The Dalit Asmita Yatra received good response in Gujarat and has given a platform to Dalits for assertion of their rights. The method of protest they have chosen, of abandoning the cattle carcasses, reflects the agony of their profession. Earlier Dalits are known to have given up this task in 19 villages of Mehsana district of Gujarat. Unless they give up these menial jobs their children will not be able to go to schools and generation after generation they’ll remain in same tradition.
Now it is up to the class which is the consumer of leather items to worry about how they would remove the skin of dead cattle so that it may be used by leather industry. The cow vigilante groups have also protested against the use of cow leather for making various items. With the Dalits in Gujarat having resolved on a big scale not to skin dead animals, it has already become a problem for the government there. It is thinking of employing machines to perform the task and dispose of the dead body. The leather industry may be under serious threat because of the misplaced enthusiam of the cow vigilantes and a right-wing government not too keen to suppress the ‘Hindu’ sentiment.
In any case, a number of humiliating tasks which are performed by Dalits including getting down into sewer lines to clean them should have been mechanised long back. Just as this Yatra was to end in Una news came in of four people dying in Madhapur in Hyderabad because of suffocation when they had entered a manhole to clean it. It is really shameful that in the era of modernisation when most inhuman tasks involving drudgery are being mechanised, we still make live human beings enter the hell which is the sewer line. This is another task that the Dalits must be freed from.
It is only when the Dalits are freed from the inhuman tasks that it will give a chance to Dalit children to think about a more respectable future for themselves by adopting alternative careers after getting educated.
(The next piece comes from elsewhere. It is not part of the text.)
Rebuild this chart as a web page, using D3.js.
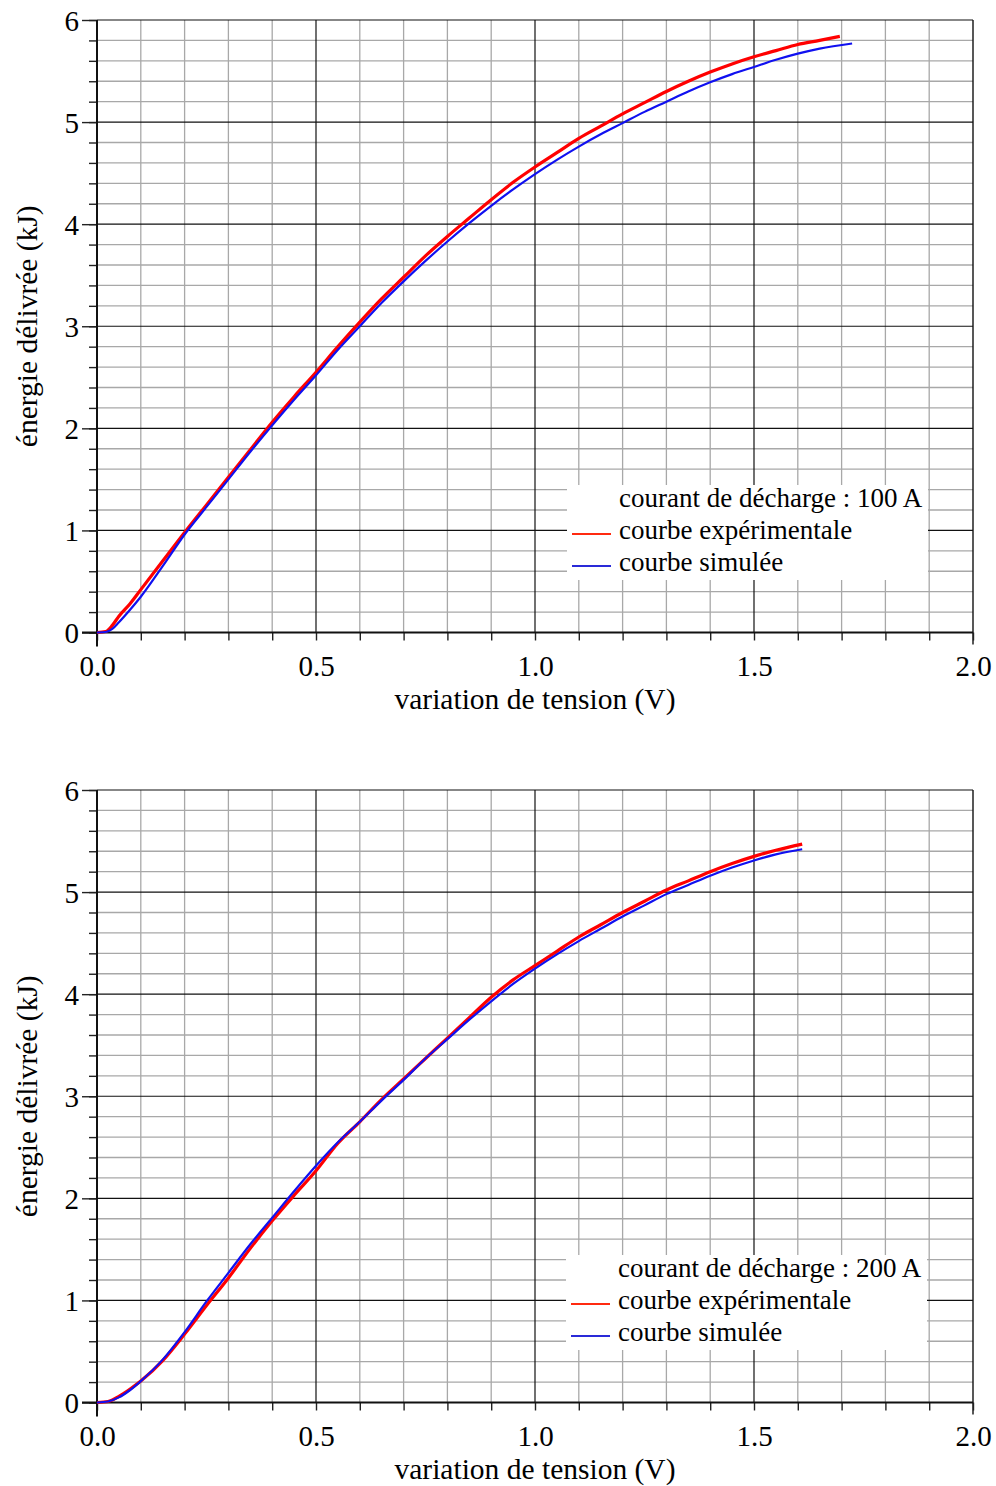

Wherever Dalit families have got a chance they have left such humiliating professions. But the problem is that most Dalits engaged in menial tasks live in conditions of poverty which don’t allow them to unshackle from their situation. Even a Free and Compulsory Right to Education Act, which got implemented in the country in 2009, is not able to pull all their children out and get them admitted to schools. When 23 Valmiki, community which is traditionally involved in sanitation work, children were to be admitted along with another 8 Muslim children to the prestigious City Montessori School in Lucknow last year under the RTE, it opposed their entry tooth and nail. Only by a Court order 13 Valmiki children got admitted to the school in 2015. The school again wanted them out in the current academic year. The Supreme Court has reprimanded it for this. The elite class has made the life of children of sanitation workers miserable, humiliating them on every step.